Toolbox Murders 2 (2013) - Blu-ray

The saying goes “Ask and ye shall receive.” Toolbox Murders 2, out on Blu-ray from Scream Factory, woefully demonstrates that, unfortunately, sometimes you’ll receive even if you don’t ask.

A re-imagining of the 70s proto-slasher, 2004’s Toolbox was perhaps one of the biggest disappointments of that decade, due to the unforeseen budget crunch that crippled it mid-production. It was a film that held a lot of promise: Solid directing, a creepy premise, and strong performances from Angela Bettis and the heinously underutilized Sherri Moon-Zombie in an effective cameo. If, for nothing else than the glimpse of what could have been, it was an enjoyable outing.

Which brings me to Toolbox Murders 2.

While the 2004 film worked on the giallo model of using a detective story as the backdrop for a bloodbath, Toolbox 2 dispenses with the whole “story” thing and goes straight for the slaughter. It’s a film that’s short on plot but long on gore, heaping blood-drenched pile of entrails on top of blood- drenched pile of entrails until the story arc becomes “When will there be more entrails?”
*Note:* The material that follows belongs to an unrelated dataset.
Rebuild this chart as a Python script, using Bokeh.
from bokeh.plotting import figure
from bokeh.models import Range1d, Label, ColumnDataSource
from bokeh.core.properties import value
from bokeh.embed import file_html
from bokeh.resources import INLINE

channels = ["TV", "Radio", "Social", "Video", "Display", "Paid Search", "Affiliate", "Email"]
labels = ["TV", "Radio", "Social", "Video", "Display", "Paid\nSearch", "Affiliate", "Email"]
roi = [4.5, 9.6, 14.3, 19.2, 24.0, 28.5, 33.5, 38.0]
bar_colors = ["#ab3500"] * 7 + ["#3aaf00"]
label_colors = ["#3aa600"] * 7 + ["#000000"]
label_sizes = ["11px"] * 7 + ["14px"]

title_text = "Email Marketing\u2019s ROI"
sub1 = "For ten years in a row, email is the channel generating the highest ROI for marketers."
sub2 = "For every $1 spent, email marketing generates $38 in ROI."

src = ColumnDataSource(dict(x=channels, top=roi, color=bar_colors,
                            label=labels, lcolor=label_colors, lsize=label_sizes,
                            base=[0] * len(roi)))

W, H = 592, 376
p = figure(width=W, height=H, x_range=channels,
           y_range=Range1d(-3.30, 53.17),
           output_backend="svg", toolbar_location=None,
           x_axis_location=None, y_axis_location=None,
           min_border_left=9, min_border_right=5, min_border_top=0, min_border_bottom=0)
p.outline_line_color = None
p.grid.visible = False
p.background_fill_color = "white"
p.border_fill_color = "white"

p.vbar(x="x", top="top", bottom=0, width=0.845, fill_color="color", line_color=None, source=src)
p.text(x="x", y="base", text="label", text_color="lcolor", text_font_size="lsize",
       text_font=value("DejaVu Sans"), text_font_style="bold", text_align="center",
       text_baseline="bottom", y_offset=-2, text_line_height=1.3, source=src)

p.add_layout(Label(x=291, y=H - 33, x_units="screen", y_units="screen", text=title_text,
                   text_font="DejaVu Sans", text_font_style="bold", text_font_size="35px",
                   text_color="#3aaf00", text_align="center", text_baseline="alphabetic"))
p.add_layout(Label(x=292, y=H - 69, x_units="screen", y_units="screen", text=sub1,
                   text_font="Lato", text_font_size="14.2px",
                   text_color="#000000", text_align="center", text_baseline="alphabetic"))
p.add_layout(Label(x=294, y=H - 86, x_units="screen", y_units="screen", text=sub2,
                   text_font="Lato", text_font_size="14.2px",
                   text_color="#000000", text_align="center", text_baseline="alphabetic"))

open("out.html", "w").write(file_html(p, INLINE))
Inexplicably, the first film’s feral killer has decided he’s no longer content to simply protect his crawlspace kingdom and escapes into the world to, even more inexplicably, kidnap random women and force them to watch him murder random people (an apparent nod to the Coffin Joe franchise; the film’s original title was even “Coffin Baby”). It’s a premise that exists solely as a pretext for a smorgasbord of gut-munching, but to the filmmakers’ credit, this is, apparently, all they hoped to achieve: The theatrical trailer which serves as the sole special feature on the DVD is comprised of nothing but gore shots. If that was, indeed, the singular goal, it’s been achieved admirably. For torture-porn fans, Toolbox 2 is par excellence: An endless exercise in vividly lit, psychedelic set pieces of violence evoking a sort of neon Francis Bacon painting come to life, courtesy of some of the most color-conscious work Scream Factory’s ever done. I’d go so far as to say that, for gore-hounds left wanting since the last Saw, this might actually be the movie they’ve been waiting for: Visually arresting, context-less violence, neatly wrapped in a blood-drenched package and delivered straight to their DVD players. For the average horror fan, though, one thing is certain: This is something you did not ask for.